# Task prompt:
Your task is to copy the listing exactly, with the pictures left out.
[Start Stored data]
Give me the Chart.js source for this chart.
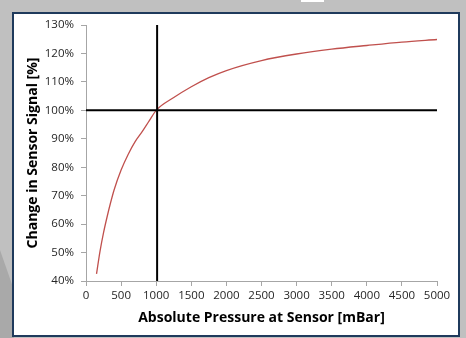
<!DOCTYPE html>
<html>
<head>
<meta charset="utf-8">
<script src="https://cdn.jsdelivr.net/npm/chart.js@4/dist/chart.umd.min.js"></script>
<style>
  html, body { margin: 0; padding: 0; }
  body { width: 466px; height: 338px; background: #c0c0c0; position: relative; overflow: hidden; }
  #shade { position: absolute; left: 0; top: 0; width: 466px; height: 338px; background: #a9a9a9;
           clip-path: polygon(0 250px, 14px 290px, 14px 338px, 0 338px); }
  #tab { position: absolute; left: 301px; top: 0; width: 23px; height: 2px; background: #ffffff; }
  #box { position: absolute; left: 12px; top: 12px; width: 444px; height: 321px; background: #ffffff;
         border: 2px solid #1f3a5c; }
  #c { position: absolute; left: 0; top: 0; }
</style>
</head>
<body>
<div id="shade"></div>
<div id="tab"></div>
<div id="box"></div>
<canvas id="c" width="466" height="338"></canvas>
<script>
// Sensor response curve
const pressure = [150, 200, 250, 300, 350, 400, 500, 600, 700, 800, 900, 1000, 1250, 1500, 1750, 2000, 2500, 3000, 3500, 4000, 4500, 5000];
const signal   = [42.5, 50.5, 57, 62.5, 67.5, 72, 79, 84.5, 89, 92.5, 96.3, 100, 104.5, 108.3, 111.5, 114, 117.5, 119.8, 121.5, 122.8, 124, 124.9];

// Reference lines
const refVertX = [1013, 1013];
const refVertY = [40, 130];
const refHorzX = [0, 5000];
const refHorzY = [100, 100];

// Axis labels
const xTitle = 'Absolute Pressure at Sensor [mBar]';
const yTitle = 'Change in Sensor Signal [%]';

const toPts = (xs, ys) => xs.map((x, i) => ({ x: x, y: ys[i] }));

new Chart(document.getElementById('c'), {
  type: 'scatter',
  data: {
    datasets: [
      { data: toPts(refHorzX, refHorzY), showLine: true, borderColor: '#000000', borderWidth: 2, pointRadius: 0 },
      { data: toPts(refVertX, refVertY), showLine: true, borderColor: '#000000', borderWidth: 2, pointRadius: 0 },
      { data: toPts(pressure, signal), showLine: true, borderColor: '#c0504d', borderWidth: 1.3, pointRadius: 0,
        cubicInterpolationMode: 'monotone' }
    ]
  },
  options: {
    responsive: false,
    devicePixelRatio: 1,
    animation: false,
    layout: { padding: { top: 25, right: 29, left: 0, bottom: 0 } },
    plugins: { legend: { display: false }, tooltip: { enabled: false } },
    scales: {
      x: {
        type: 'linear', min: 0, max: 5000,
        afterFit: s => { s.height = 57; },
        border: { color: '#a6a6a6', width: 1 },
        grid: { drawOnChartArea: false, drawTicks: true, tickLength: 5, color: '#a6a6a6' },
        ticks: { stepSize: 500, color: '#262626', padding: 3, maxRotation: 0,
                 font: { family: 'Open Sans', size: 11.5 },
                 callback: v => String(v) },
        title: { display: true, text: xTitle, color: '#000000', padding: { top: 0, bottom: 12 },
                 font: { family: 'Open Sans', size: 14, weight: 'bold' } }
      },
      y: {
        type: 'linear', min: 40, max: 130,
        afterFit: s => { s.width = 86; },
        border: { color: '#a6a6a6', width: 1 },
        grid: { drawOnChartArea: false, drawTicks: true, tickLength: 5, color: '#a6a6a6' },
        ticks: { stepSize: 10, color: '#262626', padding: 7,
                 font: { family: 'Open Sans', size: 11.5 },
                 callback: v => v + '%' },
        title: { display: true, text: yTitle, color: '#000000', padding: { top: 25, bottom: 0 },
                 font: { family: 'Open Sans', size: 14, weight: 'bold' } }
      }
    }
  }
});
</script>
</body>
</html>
[End Stored data]
# Right answer:
Give me the Chart.js source for this chart.
<!DOCTYPE html>
<html>
<head>
<meta charset="utf-8">
<script src="https://cdn.jsdelivr.net/npm/chart.js@4/dist/chart.umd.min.js"></script>
<style>
  html, body { margin: 0; padding: 0; }
  body { width: 466px; height: 338px; background: #c0c0c0; position: relative; overflow: hidden; }
  #shade { position: absolute; left: 0; top: 0; width: 466px; height: 338px; background: #a9a9a9;
           clip-path: polygon(0 250px, 14px 290px, 14px 338px, 0 338px); }
  #tab { position: absolute; left: 301px; top: 0; width: 23px; height: 2px; background: #ffffff; }
  #box { position: absolute; left: 12px; top: 12px; width: 444px; height: 321px; background: #ffffff;
         border: 2px solid #1f3a5c; }
  #c { position: absolute; left: 0; top: 0; }
</style>
</head>
<body>
<div id="shade"></div>
<div id="tab"></div>
<div id="box"></div>
<canvas id="c" width="466" height="338"></canvas>
<script>
// Sensor response curve
const pressure = [150, 200, 250, 300, 350, 400, 500, 600, 700, 800, 900, 1000, 1250, 1500, 1750, 2000, 2500, 3000, 3500, 4000, 4500, 5000];
const signal   = [42.5, 50.5, 57, 62.5, 67.5, 72, 79, 84.5, 89, 92.5, 96.3, 100, 104.5, 108.3, 111.5, 114, 117.5, 119.8, 121.5, 122.8, 124, 124.9];

// Reference lines
const refVertX = [1013, 1013];
const refVertY = [40, 130];
const refHorzX = [0, 5000];
const refHorzY = [100, 100];

// Axis labels
const xTitle = 'Absolute Pressure at Sensor [mBar]';
const yTitle = 'Change in Sensor Signal [%]';

const toPts = (xs, ys) => xs.map((x, i) => ({ x: x, y: ys[i] }));

new Chart(document.getElementById('c'), {
  type: 'scatter',
  data: {
    datasets: [
      { data: toPts(refHorzX, refHorzY), showLine: true, borderColor: '#000000', borderWidth: 2, pointRadius: 0 },
      { data: toPts(refVertX, refVertY), showLine: true, borderColor: '#000000', borderWidth: 2, pointRadius: 0 },
      { data: toPts(pressure, signal), showLine: true, borderColor: '#c0504d', borderWidth: 1.3, pointRadius: 0,
        cubicInterpolationMode: 'monotone' }
    ]
  },
  options: {
    responsive: false,
    devicePixelRatio: 1,
    animation: false,
    layout: { padding: { top: 25, right: 29, left: 0, bottom: 0 } },
    plugins: { legend: { display: false }, tooltip: { enabled: false } },
    scales: {
      x: {
        type: 'linear', min: 0, max: 5000,
        afterFit: s => { s.height = 57; },
        border: { color: '#a6a6a6', width: 1 },
        grid: { drawOnChartArea: false, drawTicks: true, tickLength: 5, color: '#a6a6a6' },
        ticks: { stepSize: 500, color: '#262626', padding: 3, maxRotation: 0,
                 font: { family: 'Open Sans', size: 11.5 },
                 callback: v => String(v) },
        title: { display: true, text: xTitle, color: '#000000', padding: { top: 0, bottom: 12 },
                 font: { family: 'Open Sans', size: 14, weight: 'bold' } }
      },
      y: {
        type: 'linear', min: 40, max: 130,
        afterFit: s => { s.width = 86; },
        border: { color: '#a6a6a6', width: 1 },
        grid: { drawOnChartArea: false, drawTicks: true, tickLength: 5, color: '#a6a6a6' },
        ticks: { stepSize: 10, color: '#262626', padding: 7,
                 font: { family: 'Open Sans', size: 11.5 },
                 callback: v => v + '%' },
        title: { display: true, text: yTitle, color: '#000000', padding: { top: 25, bottom: 0 },
                 font: { family: 'Open Sans', size: 14, weight: 'bold' } }
      }
    }
  }
});
</script>
</body>
</html>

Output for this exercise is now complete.